** BEGIN **
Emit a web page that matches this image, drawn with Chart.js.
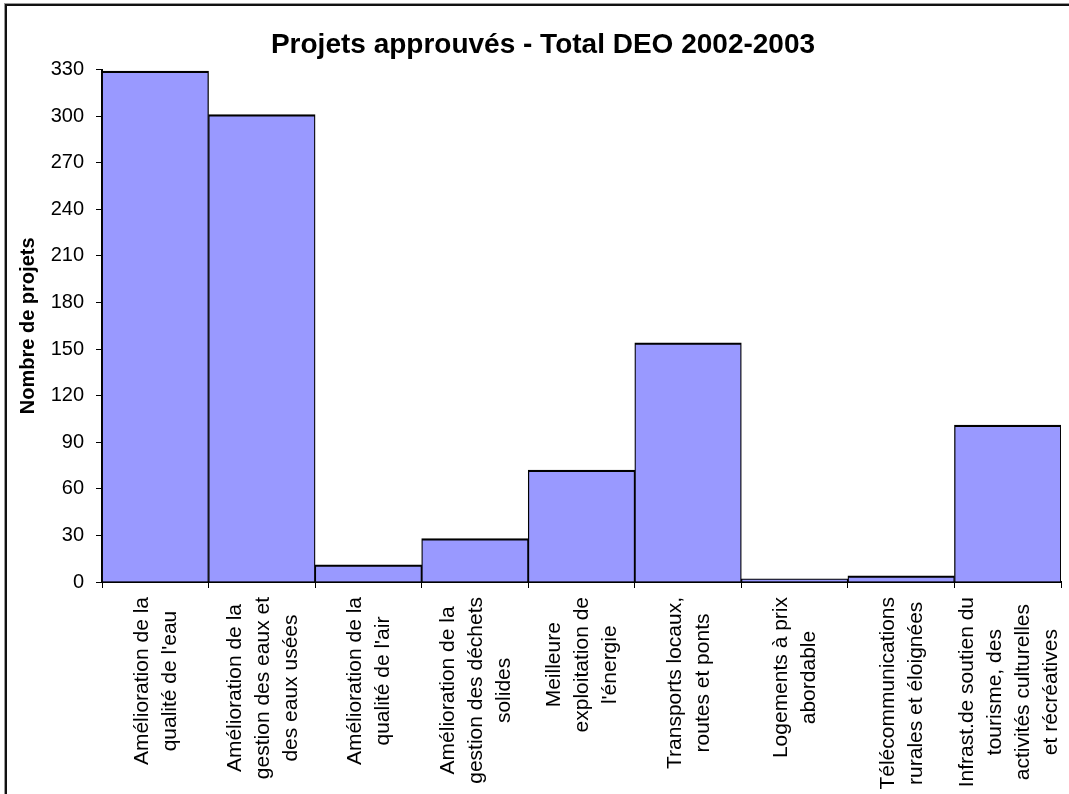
** END **
** BEGIN **
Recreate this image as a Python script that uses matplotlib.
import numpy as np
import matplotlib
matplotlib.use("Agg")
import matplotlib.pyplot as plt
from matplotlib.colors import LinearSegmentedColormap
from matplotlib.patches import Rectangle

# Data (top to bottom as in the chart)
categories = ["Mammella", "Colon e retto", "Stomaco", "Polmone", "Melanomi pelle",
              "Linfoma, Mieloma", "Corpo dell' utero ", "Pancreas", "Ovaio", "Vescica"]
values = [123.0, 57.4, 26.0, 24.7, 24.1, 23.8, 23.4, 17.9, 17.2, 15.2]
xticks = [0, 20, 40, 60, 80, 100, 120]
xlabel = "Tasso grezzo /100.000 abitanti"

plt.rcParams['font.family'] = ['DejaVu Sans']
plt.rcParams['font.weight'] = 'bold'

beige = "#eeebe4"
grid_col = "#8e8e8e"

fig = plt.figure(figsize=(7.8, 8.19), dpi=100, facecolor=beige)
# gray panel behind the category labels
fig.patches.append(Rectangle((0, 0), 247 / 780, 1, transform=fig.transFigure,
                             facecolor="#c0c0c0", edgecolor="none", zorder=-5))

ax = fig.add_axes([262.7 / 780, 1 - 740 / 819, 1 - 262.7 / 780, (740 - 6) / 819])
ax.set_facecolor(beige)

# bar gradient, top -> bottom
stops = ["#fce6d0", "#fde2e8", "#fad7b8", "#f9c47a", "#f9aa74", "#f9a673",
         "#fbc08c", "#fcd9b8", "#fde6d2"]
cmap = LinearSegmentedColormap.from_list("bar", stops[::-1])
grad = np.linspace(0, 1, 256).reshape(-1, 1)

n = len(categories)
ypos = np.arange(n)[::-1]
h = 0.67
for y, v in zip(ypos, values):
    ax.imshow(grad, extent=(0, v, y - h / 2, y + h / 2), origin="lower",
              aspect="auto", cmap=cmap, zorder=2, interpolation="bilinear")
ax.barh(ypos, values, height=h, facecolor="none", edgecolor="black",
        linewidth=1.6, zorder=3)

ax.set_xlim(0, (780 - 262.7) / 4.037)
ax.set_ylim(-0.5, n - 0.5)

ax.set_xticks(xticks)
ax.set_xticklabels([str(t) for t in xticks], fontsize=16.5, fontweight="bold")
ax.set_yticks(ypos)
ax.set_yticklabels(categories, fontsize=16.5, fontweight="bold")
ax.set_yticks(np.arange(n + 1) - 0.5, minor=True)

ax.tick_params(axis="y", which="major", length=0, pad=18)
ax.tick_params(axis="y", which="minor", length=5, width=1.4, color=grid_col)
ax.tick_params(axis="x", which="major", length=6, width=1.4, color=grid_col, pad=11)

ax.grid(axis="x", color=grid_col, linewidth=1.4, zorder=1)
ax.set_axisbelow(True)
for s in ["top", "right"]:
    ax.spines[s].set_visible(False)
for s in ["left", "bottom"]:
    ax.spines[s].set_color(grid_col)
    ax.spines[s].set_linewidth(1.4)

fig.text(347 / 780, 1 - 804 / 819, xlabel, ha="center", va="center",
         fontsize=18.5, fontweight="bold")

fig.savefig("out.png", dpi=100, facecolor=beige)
** END **
Looking back at the lines above, state how many contain the word "that", and supply nothing besides the number.

2